Entrée à la commission des athlètes en 2013, l'ex-ministre des Sports du Zimbabwe est un puissant symbole de la mutation du CIO, club d'aristocrates et de dirigeants occidentaux qui s'est nettement internationalisé et féminisé sous la houlette de Thomas Bach.
"Nous avons une athlète à la tête de l'organisation. C'est une bonne chose", avait d'ailleurs salué le Britannique Sebastian Coe, l'un de ses rivaux malheureux, tant Coventry incarne la montée en puissance politique des anciens champions.
- Tests de féminité -
Sa présidence pourrait être celle "d'une énorme réforme" du soutien financier aux athlètes, "pas seulement aux +Olympiens+ mais à ceux qui veulent le devenir", estime Jean-Loup Chappelet, spécialiste de l'olympisme à l'Université de Lausanne.

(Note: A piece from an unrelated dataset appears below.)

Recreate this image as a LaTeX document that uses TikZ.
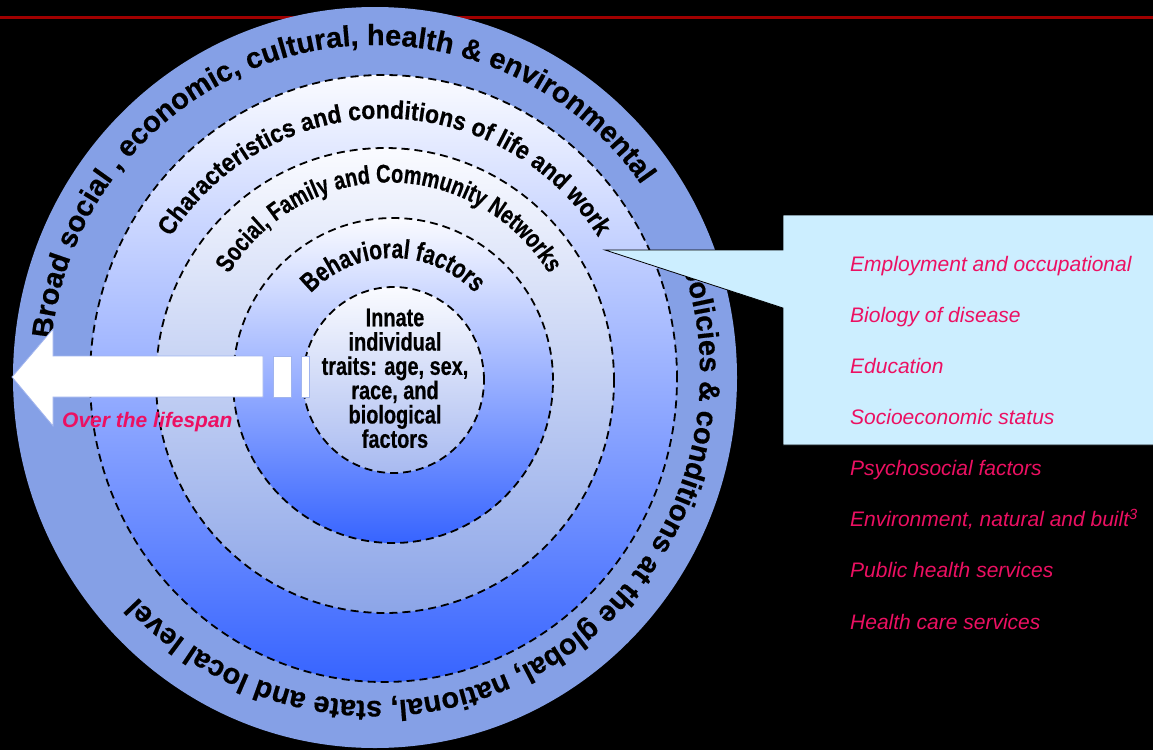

Dans l'immédiat, la transition programmée lundi à la mi-journée à Lausanne s'annonce chaleureuse, tant Thomas Bach passe pour avoir poussé en coulisses l'ex-championne et l'associe depuis mars à toutes ses réunions.
"Si le futur président souhaite avoir des conseils ou du soutien, il peut m'appeler au milieu de la nuit", promettait le Bavarois de 71 ans avant le scrutin. "Sinon, je n'imposerai pas mon avis."
Après douze ans de règne, l'ancien champion olympique de fleuret laisse une maison prospère: les futurs pays organisateurs des Jeux olympiques ont été désignés jusqu'en 2034 et l'accord de diffusion avec la chaîne américaine NBC Universal a été sécurisé jusqu'en 2036.
Kirsty Coventry devra néanmoins imposer rapidement sa propre marque, elle qui a mené une campagne discrète - pendant laquelle elle a limité ses déplacements et accouché de sa deuxième fille -, sans avancer de propositions concrètes.
Sa position sera particulièrement scrutée sur la réémergence des tests chromosomiques de genre pour accéder aux compétitions féminines, sous l'impulsion de World Athletics, la fédération international d'athlétisme, en mars puis de la jeune World Boxing, fin mai.
- Amadouer Trump -
Pressée de questions sur ce sujet en mars, Coventry avait promis de "protéger les athlètes féminines", mais sans s'avancer sur l'admission ou l'exclusion des athlètes transgenres ou intersexes: elle voulait un "groupe de travail" pour aboutir à une "décision commune", et se voit déjà prise de vitesse par plusieurs disciplines.
A un peu plus de six mois des Jeux d'hiver de Milan-Cortina (6-22 février 2026), il faudra aussi que la nouvelle présidente décide du sort des athlètes russes et bélarusses. A moins d'une paix durable en Ukraine, une participation limitée aux épreuves individuelles, sous drapeau neutre et strictes conditions, comme aux JO-2024 de Paris, semble la piste la plus probable.
Diplomatiquement, Kirsty Coventry devra également nouer une relation avec le président américain Donald Trump, hôte des Jeux d'été de 2028 à Los Angeles.
"Depuis l'âge de 20 ans, j'ai été confrontée, disons, à des hommes difficiles occupant de hautes fonctions", avait plaisanté l'ancienne nageuse en mars. "Ce que j'ai appris, c'est que la communication sera la clé, et c'est quelque chose qui doit se produire tôt".
Outre son action attendue sur le modèle économique du CIO et son impact climatique - des sujets existentiels pour l'olympisme -, l'instance olympique devra aussi attribuer les JO d'été de 2036, pour lesquels les "parties intéressées" se bousculent, de l'Inde à l'Afrique du Sud en passant par la Turquie, la Hongrie, le Qatar ou l'Arabie saoudite.